On a warm, sunny day about 40 friends and family assembled as guests of the Coast Guard Station Menemsha at the Chilmark Community Center at noon. Almost 30 enlisted personnel and officers in their full dress uniforms participated in the ceremony to honor Mr. Maccaferri’s service. It was a moving tribute.

Memensha Station Officer in Charge Jason Olsen presided. He said that the ceremony marked the end of a remarkable career filled with exceptional accomplishments

“Semper Paratus” (Always Ready) is the Coast Guard motto and the title of the Coast Guard song. A recording of the tune by the United States Coast Guard Band opened the ceremony as Mr. Maccaferri and the Sector Southeastern New England Captain Verne Gifford took their places at the front of the room.

A four-person color guard presented the colors, the United States flag and the flag of the Coast Guard. The Star Spangled Banner played as the coasties, as Coast Guard members are nicknamed, saluted at attention. The guests, also standing, pressed their hands to their hearts.

Captain Gifford described Mr. Maccaferri’s career, which most recently has been devoted to keeping things running at Station Menemsha, including the machinery that provides security for Island fishermen and boaters.

The commander recalled that Mr. Maccaferri has served in Alaska, in Florida for eight years, and in Boston before being assigned to the Vineyard, and that he has been instrumental in training many newcomers to the service. Captain Gifford thanked Mr. Maccaferri’s wife, Madeleine, for the support that she and their children had given her husband.

Four weeks after taking over command of the region, Captain Gifford had his first encounter with Mr. Maccaferri when the Menemsha boathouse was destroyed by fire in July 2010. A 47-foot Coast Guard boat was at the end of the pier, in front of the boathouse. Mr. Maccaferri, as the senior member at the scene, led the three members of the station who moved the boat and then helped others move boats away from the fire. He said that Mr. Maccaferri “did the right thing when quick action was required.”

“This is a dream ending to a great career,” Captain Gifford said. “We always hope that careers like Scott’s will end, landing at the right place at the right time, exactly where you want to be, finding a job that fits you to a T.” Mr. Maccaferri will continue his work with boats as a civilian fishing boat inspector under the auspices of the Coast Guard.

Mr. Maccaferri, a man of few words at least on this occasion, thanked his shipmates and family without whom, he said, he never would have made it as far as he did.

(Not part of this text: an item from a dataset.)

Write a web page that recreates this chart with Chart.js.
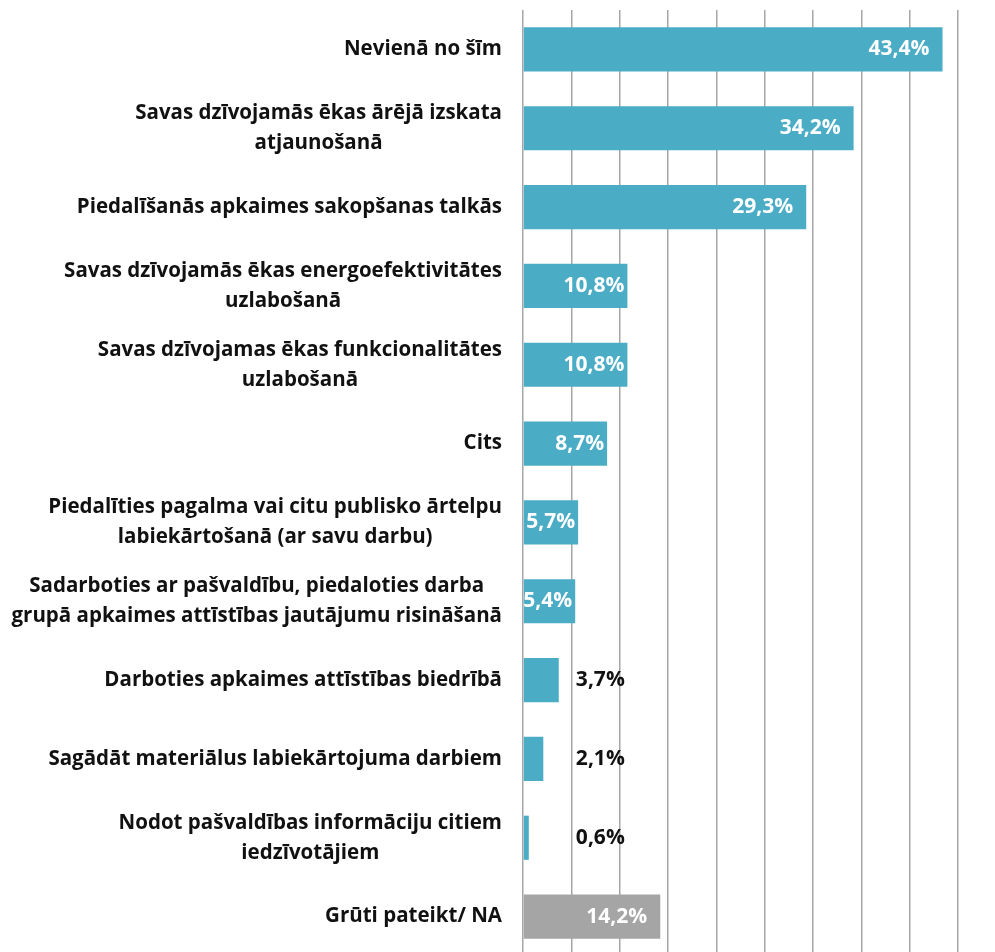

Awards and citations from the President of the United States, the Governor of Massachusetts and others listed the accomplishments of his career. The family received certificates of thanks and appreciation. In thanks, Mr. Maccaferri gave medals he had won to his children.

A poem presented at Navy and Coast Guard retirements, “The Watch,” marked this occasion. It follows, in part:

“Shipmate, the watch stands relieved

Relieved by those you have trained, guided, and lead

Shipmate, you stand relieved. We have the watch.”

“Boatswain standby to pipe the side…Shipmate’s going ashore.”

Mr. Maccaferri then got permission to go ashore.

Mr. Maccaferri will be with the Coast Guard until the end of January. He will continue to live in Vineyard Haven with his wife and three children — two boys and a girl, aged 10, 6, and 4.